Exercise: Retype only what runs from the beginning of the data through the line with "PXCM = 111 /"; please omit the pictures and keep every line exact.

Material:

—————

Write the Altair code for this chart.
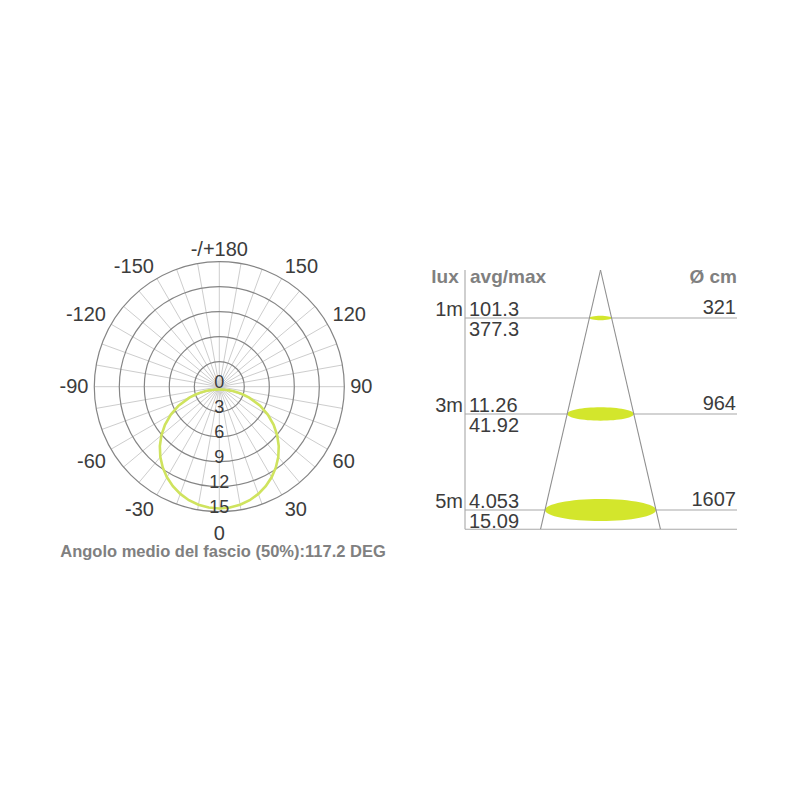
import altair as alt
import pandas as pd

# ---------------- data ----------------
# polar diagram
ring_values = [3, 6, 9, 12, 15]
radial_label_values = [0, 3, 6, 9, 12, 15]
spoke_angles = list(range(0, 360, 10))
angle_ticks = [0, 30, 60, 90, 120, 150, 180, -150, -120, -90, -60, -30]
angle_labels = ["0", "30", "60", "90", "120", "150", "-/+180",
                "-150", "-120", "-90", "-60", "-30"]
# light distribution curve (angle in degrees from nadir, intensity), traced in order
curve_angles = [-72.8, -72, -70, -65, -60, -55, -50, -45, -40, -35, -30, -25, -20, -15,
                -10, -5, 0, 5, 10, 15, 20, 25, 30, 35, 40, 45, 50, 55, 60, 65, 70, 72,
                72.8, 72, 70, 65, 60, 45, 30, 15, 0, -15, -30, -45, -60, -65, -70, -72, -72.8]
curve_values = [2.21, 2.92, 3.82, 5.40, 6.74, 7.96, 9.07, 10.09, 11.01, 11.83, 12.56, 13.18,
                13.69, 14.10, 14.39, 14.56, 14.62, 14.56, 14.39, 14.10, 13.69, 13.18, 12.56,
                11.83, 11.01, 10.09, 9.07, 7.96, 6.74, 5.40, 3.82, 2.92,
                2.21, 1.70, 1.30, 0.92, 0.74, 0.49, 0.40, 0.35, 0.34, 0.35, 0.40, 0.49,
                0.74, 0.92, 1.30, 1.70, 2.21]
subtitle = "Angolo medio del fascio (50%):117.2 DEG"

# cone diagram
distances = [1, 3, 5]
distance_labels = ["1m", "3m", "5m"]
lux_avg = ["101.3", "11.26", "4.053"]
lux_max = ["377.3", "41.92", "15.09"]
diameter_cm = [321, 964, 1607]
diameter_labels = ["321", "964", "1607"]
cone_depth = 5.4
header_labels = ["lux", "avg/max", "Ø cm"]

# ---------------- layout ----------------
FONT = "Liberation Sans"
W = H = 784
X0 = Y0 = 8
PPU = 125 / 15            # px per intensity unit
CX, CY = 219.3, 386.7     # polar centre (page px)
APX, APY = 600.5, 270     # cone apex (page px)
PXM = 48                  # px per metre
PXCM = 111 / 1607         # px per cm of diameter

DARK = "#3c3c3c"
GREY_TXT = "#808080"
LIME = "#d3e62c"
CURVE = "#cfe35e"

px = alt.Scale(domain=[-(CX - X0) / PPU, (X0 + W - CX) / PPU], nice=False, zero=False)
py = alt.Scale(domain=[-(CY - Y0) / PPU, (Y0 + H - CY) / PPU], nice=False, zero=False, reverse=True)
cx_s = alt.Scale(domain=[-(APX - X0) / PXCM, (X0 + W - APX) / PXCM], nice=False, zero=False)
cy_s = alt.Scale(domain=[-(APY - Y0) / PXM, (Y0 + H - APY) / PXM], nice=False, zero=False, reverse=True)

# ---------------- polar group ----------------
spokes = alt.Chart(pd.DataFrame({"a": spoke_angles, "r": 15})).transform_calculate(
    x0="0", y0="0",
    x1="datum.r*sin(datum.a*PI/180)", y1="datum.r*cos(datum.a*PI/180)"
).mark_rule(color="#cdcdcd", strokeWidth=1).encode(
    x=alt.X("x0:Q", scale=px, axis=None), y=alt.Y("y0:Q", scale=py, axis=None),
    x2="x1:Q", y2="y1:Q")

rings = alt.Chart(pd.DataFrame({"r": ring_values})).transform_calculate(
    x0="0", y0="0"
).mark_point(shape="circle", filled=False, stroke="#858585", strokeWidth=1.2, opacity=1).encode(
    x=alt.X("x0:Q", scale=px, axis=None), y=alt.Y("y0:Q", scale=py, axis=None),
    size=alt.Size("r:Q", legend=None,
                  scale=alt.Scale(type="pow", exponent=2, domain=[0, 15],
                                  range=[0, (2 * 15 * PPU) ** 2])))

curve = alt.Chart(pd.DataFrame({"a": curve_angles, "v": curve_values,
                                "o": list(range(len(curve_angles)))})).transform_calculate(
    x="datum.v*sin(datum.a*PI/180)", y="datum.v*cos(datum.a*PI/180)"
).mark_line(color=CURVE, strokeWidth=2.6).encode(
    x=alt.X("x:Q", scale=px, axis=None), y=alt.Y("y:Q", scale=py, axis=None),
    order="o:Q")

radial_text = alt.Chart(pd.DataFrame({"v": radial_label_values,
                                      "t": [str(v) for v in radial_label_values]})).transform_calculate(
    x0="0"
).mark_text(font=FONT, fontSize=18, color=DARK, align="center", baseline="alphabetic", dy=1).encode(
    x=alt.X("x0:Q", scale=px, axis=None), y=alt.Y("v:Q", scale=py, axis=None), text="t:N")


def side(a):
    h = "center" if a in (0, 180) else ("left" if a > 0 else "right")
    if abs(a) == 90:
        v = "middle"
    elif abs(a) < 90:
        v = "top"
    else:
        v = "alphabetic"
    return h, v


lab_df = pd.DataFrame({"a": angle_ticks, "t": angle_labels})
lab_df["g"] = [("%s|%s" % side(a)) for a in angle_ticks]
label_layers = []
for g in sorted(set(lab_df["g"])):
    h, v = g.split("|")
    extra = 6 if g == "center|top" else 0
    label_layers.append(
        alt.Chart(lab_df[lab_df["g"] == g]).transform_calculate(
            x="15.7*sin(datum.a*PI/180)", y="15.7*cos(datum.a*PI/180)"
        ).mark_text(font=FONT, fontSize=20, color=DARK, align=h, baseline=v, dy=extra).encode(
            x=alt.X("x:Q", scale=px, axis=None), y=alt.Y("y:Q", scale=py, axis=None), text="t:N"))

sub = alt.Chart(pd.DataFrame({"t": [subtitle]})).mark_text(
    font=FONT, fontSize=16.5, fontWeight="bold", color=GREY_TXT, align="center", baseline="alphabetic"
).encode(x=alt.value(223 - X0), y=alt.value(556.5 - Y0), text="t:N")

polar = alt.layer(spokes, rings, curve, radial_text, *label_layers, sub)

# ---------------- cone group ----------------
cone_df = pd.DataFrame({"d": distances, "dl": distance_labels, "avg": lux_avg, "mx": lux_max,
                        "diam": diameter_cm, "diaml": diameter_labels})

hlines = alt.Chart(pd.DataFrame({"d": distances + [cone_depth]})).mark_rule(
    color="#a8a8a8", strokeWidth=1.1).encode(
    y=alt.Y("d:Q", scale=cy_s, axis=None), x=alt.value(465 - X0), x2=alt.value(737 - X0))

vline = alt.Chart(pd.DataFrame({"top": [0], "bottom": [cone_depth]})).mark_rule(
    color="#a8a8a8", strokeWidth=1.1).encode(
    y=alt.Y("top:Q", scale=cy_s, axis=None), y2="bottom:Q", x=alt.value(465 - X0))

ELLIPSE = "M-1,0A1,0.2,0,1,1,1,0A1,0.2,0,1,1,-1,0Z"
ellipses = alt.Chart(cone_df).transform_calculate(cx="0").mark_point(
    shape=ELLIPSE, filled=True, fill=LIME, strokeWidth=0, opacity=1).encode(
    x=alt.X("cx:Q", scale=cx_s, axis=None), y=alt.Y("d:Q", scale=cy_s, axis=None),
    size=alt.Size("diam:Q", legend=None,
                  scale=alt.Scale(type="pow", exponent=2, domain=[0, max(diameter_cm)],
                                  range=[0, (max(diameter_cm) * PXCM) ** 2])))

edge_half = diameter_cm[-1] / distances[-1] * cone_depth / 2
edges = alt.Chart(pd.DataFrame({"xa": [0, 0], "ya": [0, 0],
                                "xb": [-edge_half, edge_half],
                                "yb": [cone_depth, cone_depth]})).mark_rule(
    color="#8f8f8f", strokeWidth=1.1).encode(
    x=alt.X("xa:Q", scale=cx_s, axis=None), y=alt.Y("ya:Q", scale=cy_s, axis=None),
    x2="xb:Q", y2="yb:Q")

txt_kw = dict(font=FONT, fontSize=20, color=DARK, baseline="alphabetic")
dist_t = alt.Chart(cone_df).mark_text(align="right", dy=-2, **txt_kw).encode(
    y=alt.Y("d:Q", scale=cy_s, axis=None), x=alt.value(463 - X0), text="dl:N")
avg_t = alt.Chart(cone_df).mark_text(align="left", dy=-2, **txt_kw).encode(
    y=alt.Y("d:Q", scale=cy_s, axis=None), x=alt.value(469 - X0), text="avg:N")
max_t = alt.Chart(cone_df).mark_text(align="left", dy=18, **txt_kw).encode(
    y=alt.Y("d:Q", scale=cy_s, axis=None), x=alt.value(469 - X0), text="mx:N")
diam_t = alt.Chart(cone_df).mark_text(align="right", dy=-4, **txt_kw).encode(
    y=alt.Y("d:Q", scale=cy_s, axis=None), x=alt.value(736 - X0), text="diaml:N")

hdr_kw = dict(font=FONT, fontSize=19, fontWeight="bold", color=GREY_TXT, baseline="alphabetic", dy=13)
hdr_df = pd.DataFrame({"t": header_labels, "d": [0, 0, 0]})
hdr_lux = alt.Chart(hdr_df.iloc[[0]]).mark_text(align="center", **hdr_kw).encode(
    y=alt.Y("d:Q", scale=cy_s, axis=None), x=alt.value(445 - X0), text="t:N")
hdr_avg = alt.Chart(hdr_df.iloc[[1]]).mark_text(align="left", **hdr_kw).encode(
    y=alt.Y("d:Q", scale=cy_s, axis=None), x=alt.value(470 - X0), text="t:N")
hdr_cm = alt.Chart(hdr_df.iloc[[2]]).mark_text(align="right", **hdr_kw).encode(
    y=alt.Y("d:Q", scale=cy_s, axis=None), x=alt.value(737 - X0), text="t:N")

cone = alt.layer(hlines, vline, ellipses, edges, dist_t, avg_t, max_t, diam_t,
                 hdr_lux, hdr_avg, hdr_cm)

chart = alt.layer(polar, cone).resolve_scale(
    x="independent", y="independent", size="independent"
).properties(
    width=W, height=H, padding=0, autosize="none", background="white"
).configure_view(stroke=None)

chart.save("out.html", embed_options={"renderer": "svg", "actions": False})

—————

Expected answer:
Write the Altair code for this chart.
import altair as alt
import pandas as pd

# ---------------- data ----------------
# polar diagram
ring_values = [3, 6, 9, 12, 15]
radial_label_values = [0, 3, 6, 9, 12, 15]
spoke_angles = list(range(0, 360, 10))
angle_ticks = [0, 30, 60, 90, 120, 150, 180, -150, -120, -90, -60, -30]
angle_labels = ["0", "30", "60", "90", "120", "150", "-/+180",
                "-150", "-120", "-90", "-60", "-30"]
# light distribution curve (angle in degrees from nadir, intensity), traced in order
curve_angles = [-72.8, -72, -70, -65, -60, -55, -50, -45, -40, -35, -30, -25, -20, -15,
                -10, -5, 0, 5, 10, 15, 20, 25, 30, 35, 40, 45, 50, 55, 60, 65, 70, 72,
                72.8, 72, 70, 65, 60, 45, 30, 15, 0, -15, -30, -45, -60, -65, -70, -72, -72.8]
curve_values = [2.21, 2.92, 3.82, 5.40, 6.74, 7.96, 9.07, 10.09, 11.01, 11.83, 12.56, 13.18,
                13.69, 14.10, 14.39, 14.56, 14.62, 14.56, 14.39, 14.10, 13.69, 13.18, 12.56,
                11.83, 11.01, 10.09, 9.07, 7.96, 6.74, 5.40, 3.82, 2.92,
                2.21, 1.70, 1.30, 0.92, 0.74, 0.49, 0.40, 0.35, 0.34, 0.35, 0.40, 0.49,
                0.74, 0.92, 1.30, 1.70, 2.21]
subtitle = "Angolo medio del fascio (50%):117.2 DEG"

# cone diagram
distances = [1, 3, 5]
distance_labels = ["1m", "3m", "5m"]
lux_avg = ["101.3", "11.26", "4.053"]
lux_max = ["377.3", "41.92", "15.09"]
diameter_cm = [321, 964, 1607]
diameter_labels = ["321", "964", "1607"]
cone_depth = 5.4
header_labels = ["lux", "avg/max", "Ø cm"]

# ---------------- layout ----------------
FONT = "Liberation Sans"
W = H = 784
X0 = Y0 = 8
PPU = 125 / 15            # px per intensity unit
CX, CY = 219.3, 386.7     # polar centre (page px)
APX, APY = 600.5, 270     # cone apex (page px)
PXM = 48                  # px per metre
PXCM = 111 / 1607         # px per cm of diameter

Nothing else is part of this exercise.